**DATA EXCERPT**:
------------------------

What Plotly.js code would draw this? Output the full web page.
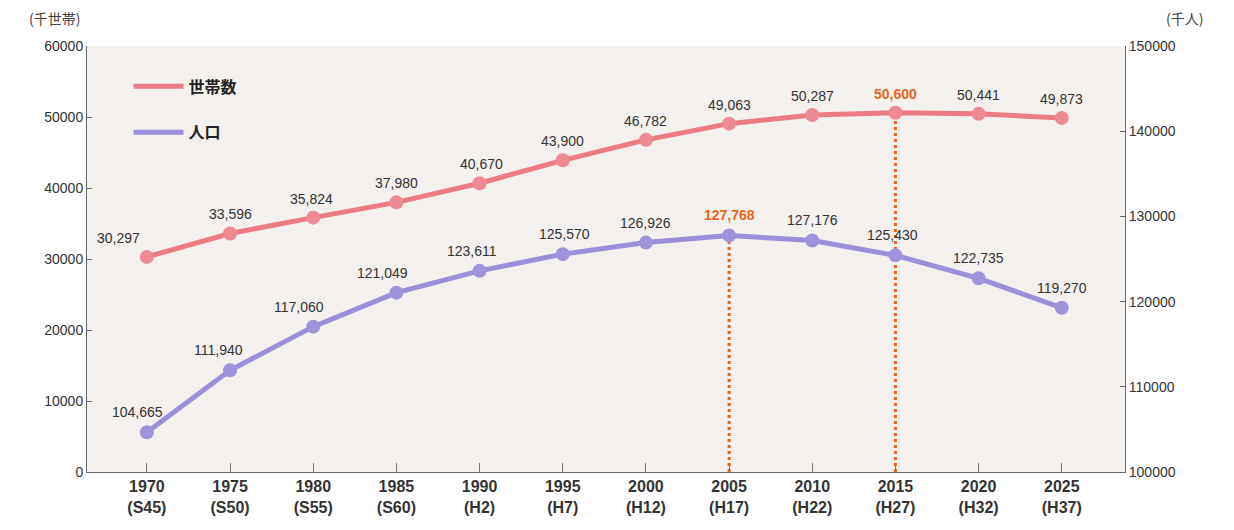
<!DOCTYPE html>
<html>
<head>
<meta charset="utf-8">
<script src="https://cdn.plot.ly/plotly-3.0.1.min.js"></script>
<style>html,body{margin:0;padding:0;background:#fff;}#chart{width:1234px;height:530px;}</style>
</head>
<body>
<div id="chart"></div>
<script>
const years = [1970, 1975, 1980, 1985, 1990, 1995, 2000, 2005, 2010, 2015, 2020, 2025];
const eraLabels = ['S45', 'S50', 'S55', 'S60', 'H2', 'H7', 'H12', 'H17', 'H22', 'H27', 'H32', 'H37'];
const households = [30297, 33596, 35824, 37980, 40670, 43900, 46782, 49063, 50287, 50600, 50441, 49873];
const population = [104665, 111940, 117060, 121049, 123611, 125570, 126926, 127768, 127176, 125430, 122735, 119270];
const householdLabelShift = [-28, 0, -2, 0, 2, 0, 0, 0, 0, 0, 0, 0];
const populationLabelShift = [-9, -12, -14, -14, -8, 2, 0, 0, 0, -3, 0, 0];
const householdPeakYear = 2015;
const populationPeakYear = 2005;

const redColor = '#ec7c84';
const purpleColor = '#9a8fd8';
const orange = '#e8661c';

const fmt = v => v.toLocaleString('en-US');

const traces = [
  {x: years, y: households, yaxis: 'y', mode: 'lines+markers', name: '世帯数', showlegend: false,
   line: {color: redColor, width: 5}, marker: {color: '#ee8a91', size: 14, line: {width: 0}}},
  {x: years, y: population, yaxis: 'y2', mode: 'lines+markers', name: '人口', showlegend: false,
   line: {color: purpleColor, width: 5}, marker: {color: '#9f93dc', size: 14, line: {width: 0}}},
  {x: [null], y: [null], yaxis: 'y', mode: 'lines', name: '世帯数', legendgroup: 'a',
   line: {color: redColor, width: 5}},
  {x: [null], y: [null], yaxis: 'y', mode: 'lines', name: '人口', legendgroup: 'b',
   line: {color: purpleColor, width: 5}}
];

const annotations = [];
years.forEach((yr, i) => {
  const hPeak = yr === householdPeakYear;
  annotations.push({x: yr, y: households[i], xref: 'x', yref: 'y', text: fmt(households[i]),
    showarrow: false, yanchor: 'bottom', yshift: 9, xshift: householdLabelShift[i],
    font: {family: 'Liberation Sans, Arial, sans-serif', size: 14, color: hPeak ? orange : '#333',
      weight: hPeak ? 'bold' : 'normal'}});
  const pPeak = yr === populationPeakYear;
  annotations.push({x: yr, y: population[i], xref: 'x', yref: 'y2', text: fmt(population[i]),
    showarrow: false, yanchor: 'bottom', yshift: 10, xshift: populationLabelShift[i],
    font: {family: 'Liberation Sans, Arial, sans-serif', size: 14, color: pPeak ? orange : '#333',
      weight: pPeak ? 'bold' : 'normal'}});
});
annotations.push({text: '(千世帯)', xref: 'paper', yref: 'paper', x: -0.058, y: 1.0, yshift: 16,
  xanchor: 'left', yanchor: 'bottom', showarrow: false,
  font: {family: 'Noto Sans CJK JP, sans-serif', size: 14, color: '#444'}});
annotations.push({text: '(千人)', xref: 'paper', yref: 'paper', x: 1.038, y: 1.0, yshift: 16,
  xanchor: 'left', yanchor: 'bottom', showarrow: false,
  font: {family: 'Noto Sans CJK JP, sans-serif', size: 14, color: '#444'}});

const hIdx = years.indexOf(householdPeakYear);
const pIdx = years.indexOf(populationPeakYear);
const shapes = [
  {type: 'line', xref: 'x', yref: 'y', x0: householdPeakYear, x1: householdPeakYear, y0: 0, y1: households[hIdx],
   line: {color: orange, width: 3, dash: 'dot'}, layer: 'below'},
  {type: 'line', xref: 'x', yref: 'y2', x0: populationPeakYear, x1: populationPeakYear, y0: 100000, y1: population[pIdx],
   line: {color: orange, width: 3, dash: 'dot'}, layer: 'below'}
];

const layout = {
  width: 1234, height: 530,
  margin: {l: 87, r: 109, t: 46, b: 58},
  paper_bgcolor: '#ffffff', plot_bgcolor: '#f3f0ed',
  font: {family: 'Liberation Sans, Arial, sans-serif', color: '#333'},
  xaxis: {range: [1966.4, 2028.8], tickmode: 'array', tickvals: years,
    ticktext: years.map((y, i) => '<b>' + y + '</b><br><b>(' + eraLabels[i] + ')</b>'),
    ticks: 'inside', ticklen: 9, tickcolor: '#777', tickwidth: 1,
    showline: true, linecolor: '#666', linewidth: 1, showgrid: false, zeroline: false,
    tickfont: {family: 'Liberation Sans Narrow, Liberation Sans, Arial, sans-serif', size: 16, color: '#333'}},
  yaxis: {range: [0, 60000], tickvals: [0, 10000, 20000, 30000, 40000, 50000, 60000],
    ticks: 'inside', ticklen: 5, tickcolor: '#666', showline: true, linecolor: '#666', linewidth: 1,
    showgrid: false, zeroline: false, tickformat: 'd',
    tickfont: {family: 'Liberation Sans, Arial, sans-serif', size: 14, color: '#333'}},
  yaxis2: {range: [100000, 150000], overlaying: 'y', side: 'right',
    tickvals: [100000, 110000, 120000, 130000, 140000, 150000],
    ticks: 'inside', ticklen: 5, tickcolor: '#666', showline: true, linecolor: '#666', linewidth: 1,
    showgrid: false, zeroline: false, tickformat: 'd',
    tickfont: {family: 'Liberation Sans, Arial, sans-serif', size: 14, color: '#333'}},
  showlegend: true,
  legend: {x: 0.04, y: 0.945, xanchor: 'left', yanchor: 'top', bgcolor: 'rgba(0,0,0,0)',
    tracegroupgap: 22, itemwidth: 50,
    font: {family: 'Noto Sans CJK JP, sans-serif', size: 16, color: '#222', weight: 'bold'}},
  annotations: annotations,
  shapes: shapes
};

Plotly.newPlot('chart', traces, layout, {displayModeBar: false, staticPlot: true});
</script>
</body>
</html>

------------------------

**THE EXERCISE**: Go from the first line of the listing to the line holding "const fmt = v => v.toLocaleString('en-US');" and, please, transcribe those lines exactly, both included, with no pictures.

**EXERCISE SOLUTION**:
What Plotly.js code would draw this? Output the full web page.
<!DOCTYPE html>
<html>
<head>
<meta charset="utf-8">
<script src="https://cdn.plot.ly/plotly-3.0.1.min.js"></script>
<style>html,body{margin:0;padding:0;background:#fff;}#chart{width:1234px;height:530px;}</style>
</head>
<body>
<div id="chart"></div>
<script>
const years = [1970, 1975, 1980, 1985, 1990, 1995, 2000, 2005, 2010, 2015, 2020, 2025];
const eraLabels = ['S45', 'S50', 'S55', 'S60', 'H2', 'H7', 'H12', 'H17', 'H22', 'H27', 'H32', 'H37'];
const households = [30297, 33596, 35824, 37980, 40670, 43900, 46782, 49063, 50287, 50600, 50441, 49873];
const population = [104665, 111940, 117060, 121049, 123611, 125570, 126926, 127768, 127176, 125430, 122735, 119270];
const householdLabelShift = [-28, 0, -2, 0, 2, 0, 0, 0, 0, 0, 0, 0];
const populationLabelShift = [-9, -12, -14, -14, -8, 2, 0, 0, 0, -3, 0, 0];
const householdPeakYear = 2015;
const populationPeakYear = 2005;

const redColor = '#ec7c84';
const purpleColor = '#9a8fd8';
const orange = '#e8661c';

const fmt = v => v.toLocaleString('en-US');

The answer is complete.